Most of us start in metal clay by making a pair of dangling earrings with a texture sheet. Some people prefer post earrings, with a stone setting. It turns out that post earrings are quite easily made. The secret is to use titanium ear posts with silver or bronze clay.
Titanium ear posts are available from most suppliers of jewelry supplies. While stainless steel and sterling will often become brittle after a trip through the kiln, titanium is safe up to 1650 degrees F. That is why you need to restrict yourself to silver and bronze — copper fires at a higher temperature.
The ear posts, out of the package, are as seen below.
To convert them into earrings, one cuts thin disks of metal clay. I used 1 mm thick, but other thicknesses would work. I placed bezel cups inside the disks. Be sure to match metals on the cups and clay. A silver bezel cup will sinter with silver, and a bronze cup with bronze. Other than that, and undesirable chemical reactions are possible.
When these are dry, turn them upside down. Place the ear post on the back of the disk, and use more clay to affix it in place. It is not crucial that the ear post be straight, although you should make it as straight as you can manage.

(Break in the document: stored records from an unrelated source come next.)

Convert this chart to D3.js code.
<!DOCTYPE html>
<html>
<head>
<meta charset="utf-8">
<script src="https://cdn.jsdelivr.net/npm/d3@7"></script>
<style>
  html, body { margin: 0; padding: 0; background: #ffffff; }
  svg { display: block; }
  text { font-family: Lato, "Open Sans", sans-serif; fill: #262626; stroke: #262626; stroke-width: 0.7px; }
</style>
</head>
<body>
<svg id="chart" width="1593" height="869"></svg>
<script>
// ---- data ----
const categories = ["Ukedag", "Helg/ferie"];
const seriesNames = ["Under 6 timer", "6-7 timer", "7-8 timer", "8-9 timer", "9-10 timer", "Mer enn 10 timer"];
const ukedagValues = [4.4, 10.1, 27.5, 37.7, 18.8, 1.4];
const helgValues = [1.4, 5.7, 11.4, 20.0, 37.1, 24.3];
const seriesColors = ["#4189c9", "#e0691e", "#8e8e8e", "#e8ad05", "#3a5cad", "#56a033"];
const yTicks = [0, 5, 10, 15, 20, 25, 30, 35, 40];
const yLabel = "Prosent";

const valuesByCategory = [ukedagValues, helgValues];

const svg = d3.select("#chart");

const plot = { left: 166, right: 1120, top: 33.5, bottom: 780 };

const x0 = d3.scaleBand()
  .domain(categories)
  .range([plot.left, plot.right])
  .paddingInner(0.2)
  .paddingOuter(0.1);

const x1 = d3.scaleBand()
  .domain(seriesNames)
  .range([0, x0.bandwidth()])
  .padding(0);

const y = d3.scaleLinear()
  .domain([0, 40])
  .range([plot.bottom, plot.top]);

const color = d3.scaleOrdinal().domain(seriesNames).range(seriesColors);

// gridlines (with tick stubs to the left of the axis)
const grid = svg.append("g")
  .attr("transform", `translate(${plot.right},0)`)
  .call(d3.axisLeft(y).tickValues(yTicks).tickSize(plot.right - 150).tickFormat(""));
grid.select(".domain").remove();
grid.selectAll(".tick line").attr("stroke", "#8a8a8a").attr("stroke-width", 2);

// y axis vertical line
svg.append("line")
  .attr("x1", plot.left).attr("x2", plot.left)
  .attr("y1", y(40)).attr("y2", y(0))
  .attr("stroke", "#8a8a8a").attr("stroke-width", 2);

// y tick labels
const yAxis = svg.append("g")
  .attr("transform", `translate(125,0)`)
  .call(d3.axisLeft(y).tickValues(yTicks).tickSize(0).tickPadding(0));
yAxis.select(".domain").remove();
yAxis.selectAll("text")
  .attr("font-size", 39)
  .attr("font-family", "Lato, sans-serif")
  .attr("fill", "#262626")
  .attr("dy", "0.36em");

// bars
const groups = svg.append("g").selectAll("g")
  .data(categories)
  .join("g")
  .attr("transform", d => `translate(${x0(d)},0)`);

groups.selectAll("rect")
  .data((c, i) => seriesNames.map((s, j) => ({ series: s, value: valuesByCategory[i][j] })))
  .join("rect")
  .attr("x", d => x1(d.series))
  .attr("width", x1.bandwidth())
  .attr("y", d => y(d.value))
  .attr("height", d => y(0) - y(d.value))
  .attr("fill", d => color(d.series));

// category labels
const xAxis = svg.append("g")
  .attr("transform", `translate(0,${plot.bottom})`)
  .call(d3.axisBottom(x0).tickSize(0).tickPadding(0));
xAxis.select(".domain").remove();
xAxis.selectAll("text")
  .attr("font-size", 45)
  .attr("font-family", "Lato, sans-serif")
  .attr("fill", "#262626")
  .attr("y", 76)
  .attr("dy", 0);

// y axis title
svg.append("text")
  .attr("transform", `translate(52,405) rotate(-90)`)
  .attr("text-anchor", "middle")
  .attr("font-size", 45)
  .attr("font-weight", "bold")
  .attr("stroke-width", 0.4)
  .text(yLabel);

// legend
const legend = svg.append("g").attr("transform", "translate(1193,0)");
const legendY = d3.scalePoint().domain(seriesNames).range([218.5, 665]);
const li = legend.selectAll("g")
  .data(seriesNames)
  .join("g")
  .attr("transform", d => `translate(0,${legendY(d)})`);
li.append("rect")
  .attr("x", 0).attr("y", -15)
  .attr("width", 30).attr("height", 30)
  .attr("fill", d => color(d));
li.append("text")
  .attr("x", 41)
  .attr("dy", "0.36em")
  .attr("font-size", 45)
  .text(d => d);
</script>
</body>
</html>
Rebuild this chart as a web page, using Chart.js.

Minor errors can be fixed with pliers after it is fired.
After the clay dried, I sanded it to make the backs as flat as possible. They don’t need to be perfect. They just need to be close enough to wear comfortably. After sanding, I fired, brushed, and tumbled, as usual. I set the bezel cups with chalcedony, a stone I really like but, for some reason, rarely use. Since the fine silver bezel cups are soft, it is not hard to bend the edges so they will hold the stones in place.
The finished product appears above.
If you, or your client, prefer post earrings, there is no reason not to use metal clay. Just be sure to use titanium ear posts!